Information supplied –
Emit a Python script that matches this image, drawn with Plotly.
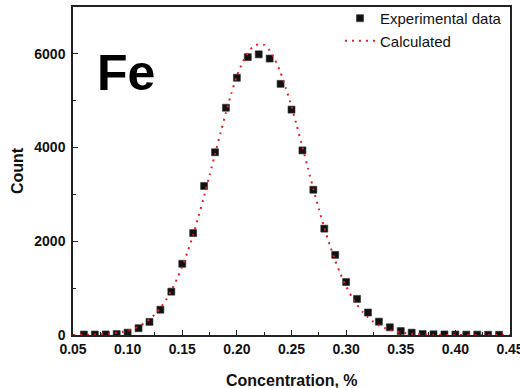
import plotly.graph_objects as go

# Measured histogram of Fe concentration
exp_conc = [0.06, 0.07, 0.08, 0.09, 0.10, 0.11, 0.12, 0.13, 0.14, 0.15,
            0.16, 0.17, 0.18, 0.19, 0.20, 0.21, 0.22, 0.23, 0.24, 0.25,
            0.26, 0.27, 0.28, 0.29, 0.30, 0.31, 0.32, 0.33, 0.34, 0.35,
            0.36, 0.37, 0.38, 0.39, 0.40, 0.41, 0.42, 0.43, 0.44]
exp_count = [10, 10, 12, 20, 50, 145, 280, 540, 925, 1520,
             2175, 3180, 3900, 4850, 5490, 5930, 5990, 5900, 5360, 4810,
             3940, 3100, 2270, 1710, 1130, 770, 480, 285, 165, 85,
             50, 20, 15, 12, 10, 8, 8, 6, 6]

# Calculated distribution
calc_conc = [0.05, 0.06, 0.07, 0.08, 0.09, 0.095, 0.10, 0.105, 0.11, 0.115,
             0.12, 0.125, 0.13, 0.135, 0.14, 0.145, 0.15, 0.155, 0.16, 0.165,
             0.17, 0.175, 0.18, 0.185, 0.19, 0.195, 0.20, 0.205, 0.21, 0.215,
             0.22, 0.225, 0.23, 0.235, 0.24, 0.245, 0.25, 0.255, 0.26, 0.265,
             0.27, 0.275, 0.28, 0.285, 0.29, 0.295, 0.30, 0.305, 0.31, 0.315,
             0.32, 0.325, 0.33, 0.335, 0.34, 0.35, 0.36, 0.37, 0.38, 0.39,
             0.40, 0.42, 0.45]
calc_count = [2, 4, 9, 21, 46, 66, 94, 132, 183, 249,
              335, 444, 580, 747, 949, 1187, 1466, 1783, 2140, 2540,
              2960, 3410, 3860, 4310, 4750, 5160, 5530, 5810, 6020, 6160,
              6205, 6190, 6070, 5870, 5600, 5260, 4875, 4455, 4012, 3563,
              3119, 2692, 2290, 1921, 1588, 1294, 1039, 823, 643, 495,
              376, 281, 207, 151, 108, 53, 25, 11, 5, 2,
              1, 0, 0]

x_ticks = [0.05, 0.10, 0.15, 0.20, 0.25, 0.30, 0.35, 0.40, 0.45]
x_labels = ["0.05", "0.10", "0.15", "0.20", "0.25", "0.30", "0.35", "0.40", "0.45"]
y_ticks = [0, 2000, 4000, 6000]

FONT = "Liberation Sans, Arial, sans-serif"
RED = "#e3202a"
INK = "#111111"

fig = go.Figure()
fig.add_trace(go.Scatter(
    x=exp_conc, y=exp_count, mode="markers", name="Experimental data",
    marker=dict(symbol="square", size=7, color=INK,
                line=dict(width=0.6, color="#333333")),
))
fig.add_trace(go.Scatter(
    x=calc_conc, y=calc_count, mode="lines", name="Calculated",
    line=dict(color=RED, width=2, dash="2px,5px", shape="spline", smoothing=0.6),
))

# Element label and axis titles
fig.add_annotation(
    text="<b>Fe</b>", xref="paper", yref="paper", x=0.121, y=0.80,
    xanchor="center", yanchor="middle", showarrow=False,
    font=dict(family=FONT, size=50, color="black"),
)
fig.add_annotation(
    text="<b>Concentration, %</b>", xref="paper", yref="paper",
    x=0.5, y=-0.14, xanchor="center", yanchor="middle", showarrow=False,
    font=dict(family=FONT, size=16, color=INK),
)
fig.add_annotation(
    text="<b>Count</b>", xref="paper", yref="paper", textangle=-90,
    x=-0.128, y=0.5, xanchor="center", yanchor="middle", showarrow=False,
    font=dict(family=FONT, size=16, color=INK),
)

axis_common = dict(
    showgrid=False, zeroline=False, showline=True, mirror=True,
    linecolor="#222222", linewidth=1.5, ticks="inside", ticklen=5,
    tickwidth=1.3, tickcolor="#222222", automargin=False,
    tickfont=dict(family=FONT, size=14, color=INK, weight="bold"),
    ticklabeloverflow="allow",
)

fig.update_xaxes(
    range=[0.05, 0.45], tickvals=x_ticks, ticktext=x_labels,
    minor=dict(dtick=0.025, tick0=0.05, ticks="inside", ticklen=3,
               tickcolor="#222222", tickwidth=1.2),
    **axis_common,
)
fig.update_yaxes(
    range=[0, 7000], tickvals=y_ticks, ticklabelstandoff=3,
    minor=dict(dtick=1000, tick0=0, ticks="inside", ticklen=3,
               tickcolor="#222222", tickwidth=1.2),
    **axis_common,
)

fig.update_layout(
    width=520, height=388,
    margin=dict(l=73, r=10, t=7, b=53, autoexpand=False),
    paper_bgcolor="white", plot_bgcolor="white",
    showlegend=True,
    legend=dict(x=0.611, y=0.995, xanchor="left", yanchor="top",
                xref="paper", yref="container",
                bgcolor="rgba(0,0,0,0)", borderwidth=0,
                font=dict(family=FONT, size=15, color=INK),
                tracegroupgap=0),
)

fig.write_html("out.html")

Request – Leave the pictures out and reproduce exactly the lines from the top of the listing above through the line with "50, 20, 15, 12, 10, 8, 8, 6, 6]".

Task response –
Emit a Python script that matches this image, drawn with Plotly.
import plotly.graph_objects as go

# Measured histogram of Fe concentration
exp_conc = [0.06, 0.07, 0.08, 0.09, 0.10, 0.11, 0.12, 0.13, 0.14, 0.15,
            0.16, 0.17, 0.18, 0.19, 0.20, 0.21, 0.22, 0.23, 0.24, 0.25,
            0.26, 0.27, 0.28, 0.29, 0.30, 0.31, 0.32, 0.33, 0.34, 0.35,
            0.36, 0.37, 0.38, 0.39, 0.40, 0.41, 0.42, 0.43, 0.44]
exp_count = [10, 10, 12, 20, 50, 145, 280, 540, 925, 1520,
             2175, 3180, 3900, 4850, 5490, 5930, 5990, 5900, 5360, 4810,
             3940, 3100, 2270, 1710, 1130, 770, 480, 285, 165, 85,
             50, 20, 15, 12, 10, 8, 8, 6, 6]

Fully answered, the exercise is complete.